Don’t slam it. The paint is dry on top but soft underneath for several more days. Treat it gently for the first week and it’ll cure hard while you use it lightly.
Common Mistakes
- Painting the door while it’s hanging. Every vertical face fights drips and the panels dry with sags. Take it down and lay it flat; gravity helps you instead of working against you.
- Skipping stain-blocking primer on knotty pine. The knots bleed brown rings up through white paint within weeks. A regular primer or “self-priming” paint won’t stop it. Use Zinsser BIN over every knot.
- Using a nap roller on the flat panels. A standard fuzzy roller leaves a faint orange-peel texture that catches light at eye level. A 4-inch foam roller lays the enamel down nearly smooth.
- Going back over a panel after it starts to set. The foam roller drags the half-dry paint into streaks you can’t fix without sanding back. One clean pass, then leave it.
- Painting the track or rollers. Painted hardware chips at the screw heads and gums up the moving parts. Leave the steel bare, or take it off and spray it separately.
Cure Schedule
| Time after final coat | What’s safe |
|---|---|
| 4 hours | Touch dry; don’t press on it |
| 24 hours | Reattach hardware, rehang gently |
| 7 days | Slide it normally, light daily use |
| 30 days | Full cure; wipe down, scrub a scuff |
Maintenance and Touch-Ups
A cabinet-enamel barn door holds up 8 to 12 years before it needs a refresh, longer if it’s not a high-traffic door. The grab spots around the handle wear first.
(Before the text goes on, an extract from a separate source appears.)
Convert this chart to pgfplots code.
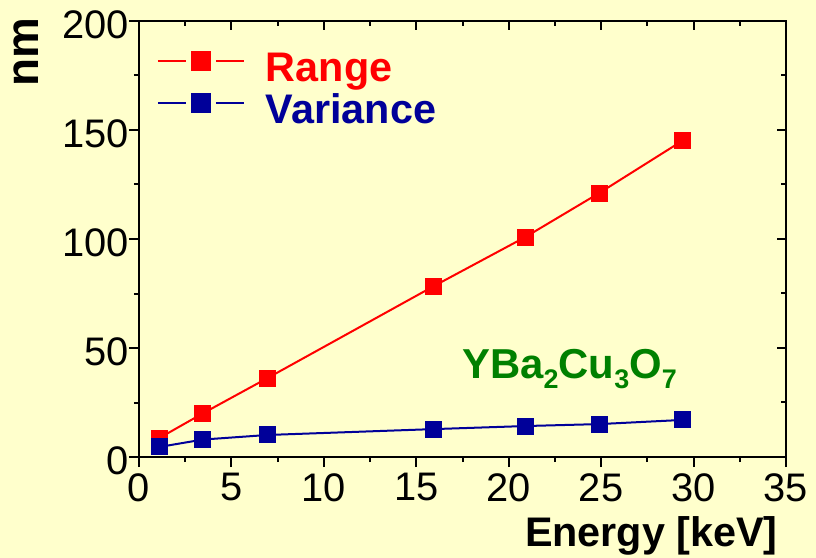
\documentclass[border=0pt]{standalone}
\usepackage{pgfplots}
\pgfplotsset{compat=1.18}
\usepackage{fontspec}
\setmainfont{Liberation Sans}
\definecolor{bgyellow}{HTML}{FFFFCC}
\definecolor{rangered}{HTML}{FF0000}
\definecolor{varblue}{HTML}{000099}
\definecolor{formgreen}{HTML}{008000}
\pgfplotsset{
 base/.style={
  scale only axis, width=647bp, height=436bp,
  xmin=0,xmax=35,ymin=0,ymax=200,
  xtick={0,5,...,35}, ytick={0,50,...,200},
  minor x tick num=1, minor y tick num=1,
  axis line style={line width=2.5bp},
  every tick/.style={line width=2bp, black},
  minor tick length=5bp,
  at={(0,0)}, anchor=south west,
 }
}
\begin{document}
\begin{tikzpicture}
\fill[bgyellow] (-139bp,-101bp) rectangle (677bp,457bp);
\path[use as bounding box] (-139bp,-101bp) rectangle (677bp,457bp);
\begin{axis}[base, xtick pos=left, ytick pos=left, tick align=outside,
 major tick length=10bp,
 /pgf/number format/assume math mode=true,
 tick label style={font=\fontsize{40}{44}\selectfont, inner sep=0pt},
 yticklabel style={anchor=east, yshift=-4bp},
 xticklabel style={anchor=north, yshift=-6bp},
 yticklabels={\raisebox{-7bp}{0},50,100,150,200},
 xlabel={Energy [keV]},
 xlabel style={at={(axis description cs:0.9876,-0.2064)}, anchor=base east, font=\fontsize{41.5}{44}\selectfont\bfseries, inner sep=0pt},
 ylabel={nm},
 ylabel style={at={(axis description cs:-0.1561,0.9289)}, anchor=base, font=\fontsize{46}{50}\selectfont\bfseries, inner sep=0pt},
 legend style={at={(axis description cs:0.0278,0.9564)}, anchor=north west, draw=none, fill=none, inner sep=0pt, outer sep=0pt,
   font=\fontsize{41.5}{44}\selectfont\bfseries, row sep=1.5bp, column sep=21bp,
   nodes={inner sep=0pt, text height=41bp, text depth=0bp}},
 legend cell align=left,
 legend image code/.code={
   \draw[#1, mark=none] (0bp,0bp) -- (28bp,0bp);
   \draw[#1, mark=none] (58bp,0bp) -- (86bp,0bp);
   \draw[#1, mark size=9bp] plot coordinates {(43bp,0bp)};
 },
]
\addplot[color=rangered, line width=2bp, mark=square*, mark size=7.5bp, mark options={solid}]
 coordinates {(1.1,8.7)(3.45,20)(6.95,36.2)(15.95,78.4)(20.9,100.9)(24.9,121.1)(29.4,145.1)};
\addlegendentry[text=rangered]{Range}
\addplot[color=varblue, line width=2bp, mark=square*, mark size=7.5bp, mark options={solid}]
 coordinates {(1.1,4.6)(3.45,8.0)(6.95,10.1)(15.95,12.8)(20.9,14.2)(24.9,15.1)(29.4,17.0)};
\addlegendentry[text=varblue]{Variance}
\node[anchor=base west, text=formgreen, inner sep=0pt, font=\fontsize{42}{48}\selectfont\bfseries] at (axis cs:17.47,36.2)
 {YBa\raisebox{-10bp}{\fontsize{27}{30}\selectfont 2}Cu\raisebox{-10bp}{\fontsize{27}{30}\selectfont 3}O\raisebox{-10bp}{\fontsize{27}{30}\selectfont 7}};
\end{axis}
\begin{axis}[base, xtick pos=right, ytick pos=right, tick align=inside,
 major tick length=9bp, xticklabels={}, yticklabels={}]
\end{axis}
\end{tikzpicture}
\end{document}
For a scuff, wipe it with a damp cloth first; most marks are dirt, not damage. For a real chip, dab the leftover enamel on with a small artist’s brush, just the chip, not a whole panel. Feather a touch-up across a panel and the repair reads brighter than the cured paint. Keep the leftover quart labeled with the door’s color code for matching later.
Cost Breakdown
| Item | $ |
|---|---|
| Cabinet enamel, 1 quart satin | $25 |
| Stain-blocking primer, 1 quart | $18 |
| Floetrol, sandpaper, tack cloth | $15 |
| Foam roller, sleeves, brush | $25 |
| Total | $83 |
That’s mid-tier paint. If your door is already painted and just needs a color change, drop the primer and you’re closer to $50.